On avait réussi à mouvoir le grand météorite à environ 5 mètres plus avant dans la mer pour l’amener sur un point convenable à la construction du radeau. Le 28 au soir, tous les préparatifs étaient achevés. Le 29, à minuit, le travail commença et à cinq heures du matin le touage du radeau pouvait s’effectuer jusqu’au navire. Là, pour plus de précaution, il fut renforcé de cables de fer, puis remorqué à la distance de 19 milles marins (35 kilomètres) jusqu’à Godhavn, où, avec les deux autres blocs, on le chargea sur le Gladan au moyen d’une ligne puissante dressée sur un rocher qui plongeait dans une eau assez profonde pour permettre au brick d’y mouiller.

Un calme parfait avait régné pendant ces dix jours dans la baie de Baffin. Il eût été impossible sans cela d’exécuter ce travail avec les moyens restreints dont on disposait. Quatre jours plus tard on voulut faire une dernière visite à l’endroit d’où les blocs avaient été si heureusement enlevés ; mais la violence de la houle l’emporta sur tous les efforts que l’on fit pour gagner le rivage. Le 5 octobre, le météorite de dimension moyenne fut livré à l’Académie de Copenhague comme part du Danemarck en tant que propriétaire du territoire. Le plus grand fut donné au musée de l’Académie des sciences de Suède et le plus petit fut offert au docteur Nordinskiöld.

Pendant que s’opérait le sauvetage des blocs de fer météorique, les savants qui accompagnaient l’expédition n’étaient pas restés inactifs. Ils avaient fait des collections scientifiques dans la partie méridionale de l’île de Disko.

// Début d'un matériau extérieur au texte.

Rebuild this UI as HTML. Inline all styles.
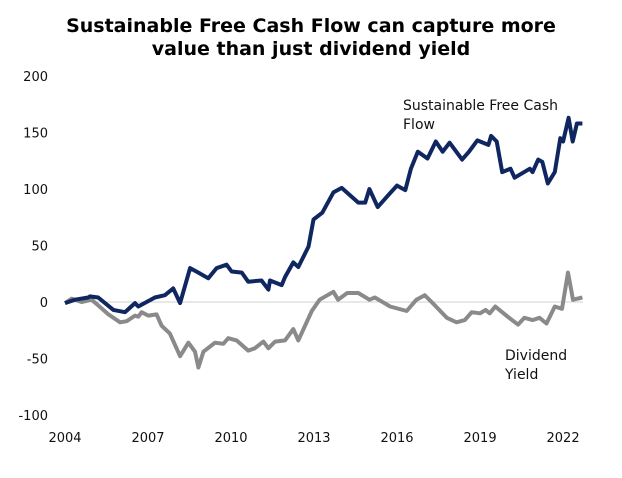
<!DOCTYPE html>
<html><head><meta charset="utf-8"><style>
body{margin:0;background:#fff;}
svg text{font-family:"DejaVu Sans","Liberation Sans",sans-serif;}
</style></head><body>
<svg id="chart" width="622" height="473" viewBox="0 0 622 473" xmlns="http://www.w3.org/2000/svg">
<text x="311" y="32" text-anchor="middle" font-size="19" font-weight="bold" fill="#000">Sustainable Free Cash Flow can capture more</text>
<text x="311" y="55" text-anchor="middle" font-size="19" font-weight="bold" fill="#000">value than just dividend yield</text>
<g id="yaxis"></g>
<g id="xaxis"></g>
<line id="zero" stroke="#d0d0d0" stroke-width="1"/>
<path id="gray" fill="none" stroke="#8a8a8a" stroke-width="4" stroke-linejoin="round"/>
<path id="blue" fill="none" stroke="#0f2660" stroke-width="4" stroke-linejoin="round"/>
<text x="403" y="110" font-size="14" fill="#111">Sustainable Free Cash</text>
<text x="403" y="129" font-size="14" fill="#111">Flow</text>
<text x="505" y="360" font-size="14" fill="#111">Dividend</text>
<text x="505" y="379" font-size="14" fill="#111">Yield</text>
</svg>
<script>
const yTicks=[200,150,100,50,0,-50,-100];
const xTicks=[2004,2007,2010,2013,2016,2019,2022];
const blueX=[2004.0,2004.36,2004.84,2004.9,2005.2,2005.75,2006.17,2006.53,2006.65,2007.25,2007.61,2007.91,2008.16,2008.52,2008.82,2009.18,2009.48,2009.84,2010.02,2010.39,2010.62,2011.1,2011.35,2011.41,2011.83,2011.95,2012.25,2012.43,2012.8,2012.98,2013.3,2013.7,2014.0,2014.6,2014.85,2015.0,2015.3,2015.7,2016.0,2016.3,2016.5,2016.75,2017.1,2017.4,2017.65,2017.9,2018.35,2018.6,2018.9,2019.3,2019.4,2019.6,2019.8,2020.1,2020.25,2020.8,2020.9,2021.1,2021.25,2021.45,2021.7,2021.9,2022.0,2022.2,2022.35,2022.5,2022.7];
const blueY=[-1,2,4,5,4,-7,-9,-1,-4,4,6,12,-1,30,26,21,30,33,27,26,18,19,11,19,15,22,35,31,49,73,79,97,101,88,88,100,84,95,103,99,118,133,127,142,133,141,126,133,143,139,147,142,115,118,110,118,115,126,124,105,115,145,142,163,142,158,158];
const grayX=[2004.0,2004.24,2004.6,2004.96,2005.2,2005.57,2005.99,2006.23,2006.53,2006.65,2006.77,2007.01,2007.31,2007.49,2007.79,2008.16,2008.46,2008.7,2008.82,2009.0,2009.42,2009.72,2009.9,2010.2,2010.62,2010.86,2011.17,2011.35,2011.59,2011.95,2012.25,2012.43,2012.92,2013.2,2013.7,2013.87,2014.2,2014.6,2015.0,2015.2,2015.75,2016.35,2016.7,2017.0,2017.25,2017.8,2018.15,2018.45,2018.7,2019.0,2019.2,2019.35,2019.55,2019.7,2020.0,2020.37,2020.6,2020.9,2021.15,2021.4,2021.7,2021.96,2022.18,2022.36,2022.7];
const grayY=[-1,3,0,2,-3,-11,-18,-17,-12,-13,-9,-12,-11,-21,-28,-48,-36,-44,-58,-44,-36,-37,-32,-34,-43,-41,-35,-41,-35,-34,-24,-34,-8,2,9,2,8,8,2,4,-4,-8,2,6,0,-14,-18,-16,-9,-10,-7,-10,-4,-7,-13,-20,-14,-16,-14,-19,-4,-6,26,2,4];
const X0=65,X1=583,Y0=302;
function sx(yr){return X0+(yr-2004)*27.67;}
function sy(v){return Y0-v*1.13;}
const NS="http://www.w3.org/2000/svg";
const ya=document.getElementById('yaxis');
yTicks.forEach(v=>{const t=document.createElementNS(NS,'text');


t.setAttribute('x',48);t.setAttribute('y',sy(v)+5);t.setAttribute('text-anchor','end');t.setAttribute('font-size','13');t.setAttribute('fill','#111');t.textContent=v;ya.appendChild(t);});
const xa=document.getElementById('xaxis');
xTicks.forEach(v=>{const t=document.createElementNS(NS,'text');


t.setAttribute('x',sx(v));t.setAttribute('y',442);t.setAttribute('text-anchor','middle');t.setAttribute('font-size','13');t.setAttribute('fill','#111');t.textContent=v;xa.appendChild(t);});
const z=document.getElementById('zero');
z.setAttribute('x1',X0);z.setAttribute('x2',X1);z.setAttribute('y1',sy(0));z.setAttribute('y2',sy(0));
function path(xs,ys){return xs.map((x,i)=>(i?'L':'M')+sx(x).toFixed(1)+' '+sy(ys[i]).toFixed(1)).join(' ');}
document.getElementById('blue').setAttribute('d',path(blueX,blueY));
document.getElementById('gray').setAttribute('d',path(grayX,grayY));
</script>
</body></html>
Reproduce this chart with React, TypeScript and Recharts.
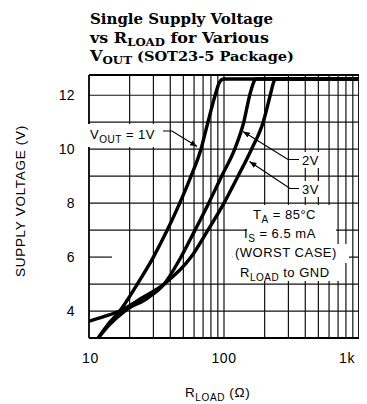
import React from 'react';
import { LineChart, Line, XAxis, YAxis, ReferenceLine } from 'recharts';

// ---- data ----
const X_TICKS = [10, 100, 1000];
const X_TICK_LABELS = ['10', '100', '1k'];
const Y_TICKS = [4, 6, 8, 10, 12];
const X_GRID = [20, 30, 40, 50, 60, 70, 80, 90, 100, 200, 300, 400, 500, 600, 700, 800, 900];
const Y_GRID = [4, 5, 7, 8, 9, 10, 11, 12];
const Y_GRID_6_SEGMENTS = [[10, 14.8], [116, 1000]];
const X_MIN = 10;
const X_MAX = 1000;
const Y_MIN = 3;
const Y_MAX = 12.75;

const R_1V = [11.7, 13.8, 16.9, 22.8, 30, 38, 47, 57, 67.5, 76, 86, 92, 96, 100, 1000];
const V_1V = [3.0, 3.5, 4.0, 5.0, 6.0, 7.0, 8.0, 9.0, 10.0, 11.0, 12.0, 12.45, 12.58, 12.6, 12.6];

const R_2V = [11.7, 14.2, 18.4, 27.5, 36, 48, 61, 77, 96, 120, 140, 155, 165, 171, 1000];
const V_2V = [3.0, 3.5, 4.0, 4.5, 5.0, 6.0, 7.0, 8.0, 9.0, 10.0, 11.0, 12.0, 12.45, 12.6, 12.6];

const R_3V = [10, 13, 16.9, 25, 36, 57, 76, 100, 127, 160, 195, 220, 232, 240, 1000];
const V_3V = [3.62, 3.8, 4.0, 4.5, 5.0, 6.0, 7.0, 8.0, 9.0, 10.0, 11.0, 12.0, 12.45, 12.6, 12.6];

const toPts = (xs: number[], ys: number[]) => xs.map((x, i) => ({ x, y: ys[i] }));
const S1 = toPts(R_1V, V_1V);
const S2 = toPts(R_2V, V_2V);
const S3 = toPts(R_3V, V_3V);

const SANS = '"Liberation Sans", Arial, sans-serif';
const SERIF = '"DejaVu Serif", serif';
const GRID = '#111';

const XTick = (props: any) => {
  const { x, y, payload } = props;
  const idx = X_TICKS.indexOf(payload.value);
  const shift = payload.value === 1000 ? -4 : payload.value === 10 ? 1.5 : 0;
  return (
    <text x={x + shift} y={y} dy="0.71em" textAnchor="middle" fontFamily={SANS} fontSize={14} letterSpacing={0.6} fill="#000">
      {X_TICK_LABELS[idx]}
    </text>
  );
};

export default function App() {
  return (
    <div style={{ position: 'relative', width: 359, height: 396 }}>
      <LineChart width={359} height={396} margin={{ top: 67, right: 8, bottom: 0, left: 0 }}>
        <XAxis
          type="number"
          dataKey="x"
          scale="log"
          domain={[X_MIN, X_MAX]}
          ticks={X_TICKS}
          allowDataOverflow
          tick={XTick}
          tickSize={0}
          tickMargin={15}
          tickLine={false}
          axisLine={{ stroke: '#000', strokeWidth: 1.8 }}
          height={66}
        />
        <YAxis
          type="number"
          domain={[Y_MIN, Y_MAX]}
          ticks={Y_TICKS}
          allowDataOverflow
          tick={{ fontFamily: SANS, fontSize: 14, fill: '#000', letterSpacing: 0.4 }}
          tickSize={0}
          tickMargin={14}
          tickLine={false}
          axisLine={{ stroke: '#000', strokeWidth: 1.8 }}
          width={81}
        />
        {X_GRID.map((v) => (
          <ReferenceLine key={'gx' + v} x={v} stroke={GRID} strokeWidth={1.2} />
        ))}
        {Y_GRID.map((v) => (
          <ReferenceLine key={'gy' + v} y={v} stroke={GRID} strokeWidth={1.2} />
        ))}
        {Y_GRID_6_SEGMENTS.map((s, i) => (
          <ReferenceLine key={'g6' + i} segment={[{ x: s[0], y: 6 }, { x: s[1], y: 6 }]} stroke={GRID} strokeWidth={1.2} />
        ))}
        <ReferenceLine y={Y_MAX} stroke="#000" strokeWidth={1.8} />
        <ReferenceLine x={X_MAX} stroke="#000" strokeWidth={1.8} />
        <Line data={S1} dataKey="y" type="monotone" stroke="#000" strokeWidth={3.4} dot={false} isAnimationActive={false} />
        <Line data={S2} dataKey="y" type="monotone" stroke="#000" strokeWidth={3.4} dot={false} isAnimationActive={false} />
        <Line data={S3} dataKey="y" type="monotone" stroke="#000" strokeWidth={3.4} dot={false} isAnimationActive={false} />
      </LineChart>
      <svg width={359} height={396} style={{ position: 'absolute', left: 0, top: 0, pointerEvents: 'none' }}>
        <defs>
          <marker id="arr" viewBox="0 0 10 8" refX="10" refY="4" markerWidth="7" markerHeight="6" markerUnits="userSpaceOnUse" orient="auto">
            <path d="M0,0 L10,4 L0,8 z" fill="#000" />
          </marker>
        </defs>
        <g transform="translate(-8,-8)">
          {/* Title */}
          <text x={90} y={24} fontFamily={SERIF} fontWeight="bold" fontSize={15} fill="#000" textLength={183} lengthAdjust="spacingAndGlyphs">Single Supply Voltage</text>
          <text x={90} y={43} fontFamily={SERIF} fontWeight="bold" fontSize={15} fill="#000" textLength={179} lengthAdjust="spacingAndGlyphs">
            vs R<tspan fontSize={11} dy={3}>LOAD</tspan><tspan dy={-3}> for Various</tspan>
          </text>
          <text x={90} y={61} fontFamily={SERIF} fontWeight="bold" fontSize={15} fill="#000" textLength={204} lengthAdjust="spacingAndGlyphs">
            V<tspan fontSize={11} dy={3}>OUT</tspan><tspan dy={-3} fontSize={13.5}> (SOT23-5 Package)</tspan>
          </text>

          {/* Axis titles */}
          <text x={20} y={201} transform="rotate(-90 20 201)" textAnchor="middle" dominantBaseline="central" fontFamily={SANS} fontSize={13.5} letterSpacing={0.7} fill="#000">SUPPLY VOLTAGE (V)</text>
          <text x={185} y={397} fontFamily={SANS} fontSize={13.5} letterSpacing={0.6} fill="#000">
            R<tspan fontSize={10} dy={4}>LOAD</tspan><tspan dy={-4}>  (Ω)</tspan>
          </text>

          {/* V_OUT = 1V label */}
          <rect x={86} y={124} width={77} height={23} fill="#fff" />
          <text x={90} y={139} fontFamily={SANS} fontSize={13} letterSpacing={0.5} fill="#000">
            V<tspan fontSize={10} dy={4}>OUT</tspan><tspan dy={-4}> = 1V</tspan>
          </text>
          <polyline points="163,131 172,131 197,146.5" fill="none" stroke="#000" strokeWidth={1.2} markerEnd="url(#arr)" />

          {/* 2V label */}
          <rect x={299} y={152} width={23} height={16} fill="#fff" />
          <text x={302} y={165} fontFamily={SANS} fontSize={13} letterSpacing={0.5} fill="#000">2V</text>
          <polyline points="299,159.5 288,159.5 243,131.5" fill="none" stroke="#000" strokeWidth={1.2} markerEnd="url(#arr)" />

          {/* 3V label */}
          <rect x={299} y={181} width={23} height={16} fill="#fff" />
          <text x={302} y={194} fontFamily={SANS} fontSize={13} letterSpacing={0.5} fill="#000">3V</text>
          <polyline points="299,188.5 290,188.5 249.5,161.5" fill="none" stroke="#000" strokeWidth={1.2} markerEnd="url(#arr)" />

          {/* Conditions block */}
          <rect x={250} y={205} width={83} height={20} fill="#fff" />
          <rect x={247} y={225} width={89} height={19} fill="#fff" />
          <rect x={233} y={244} width={116} height={19} fill="#fff" />
          <rect x={237} y={263} width={108} height={18} fill="#fff" />
          <text x={253} y={219} fontFamily={SANS} fontSize={13} letterSpacing={0.5} fill="#000">
            T<tspan fontSize={10} dy={4}>A</tspan><tspan dy={-4}> = 85°C</tspan>
          </text>
          <text x={244} y={238} fontFamily={SANS} fontSize={13} letterSpacing={0.5} fill="#000">
            I<tspan fontSize={10} dy={4}>S</tspan><tspan dy={-4}> = 6.5 mA</tspan>
          </text>
          <text x={235} y={257} fontFamily={SANS} fontSize={13} letterSpacing={0.5} fill="#000">(WORST CASE)</text>
          <text x={240} y={277} fontFamily={SANS} fontSize={13} letterSpacing={0.5} fill="#000">
            R<tspan fontSize={10} dy={4}>LOAD</tspan><tspan dy={-4}> to GND</tspan>
          </text>
        </g>
      </svg>
    </div>
  );
}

Une partie de l’expédition explora ensuite les rivages du détroit de Waïgatch et de la baie de Disko, tandis qu’une autre partie fit à bord de l’Ingegerd une excursion principalement zoologique, dans les fiords de la côte ouest du Groënland septentrional jusqu’à Upernivik, puis à l’ouest jusqu’à ce que l’on rencontrât la glace sous le 59 1/2° de longitude occidentale. |

Des draguages de fond furent exécutés jusqu’à 1 750 mètres (989 brasses) de profondeur, tant le long de la banquise que parmi les glaces flottantes. Les musées s’enrichirent ainsi d’un grand nombre d’animaux jusqu’alors peu ou pas du tout observés.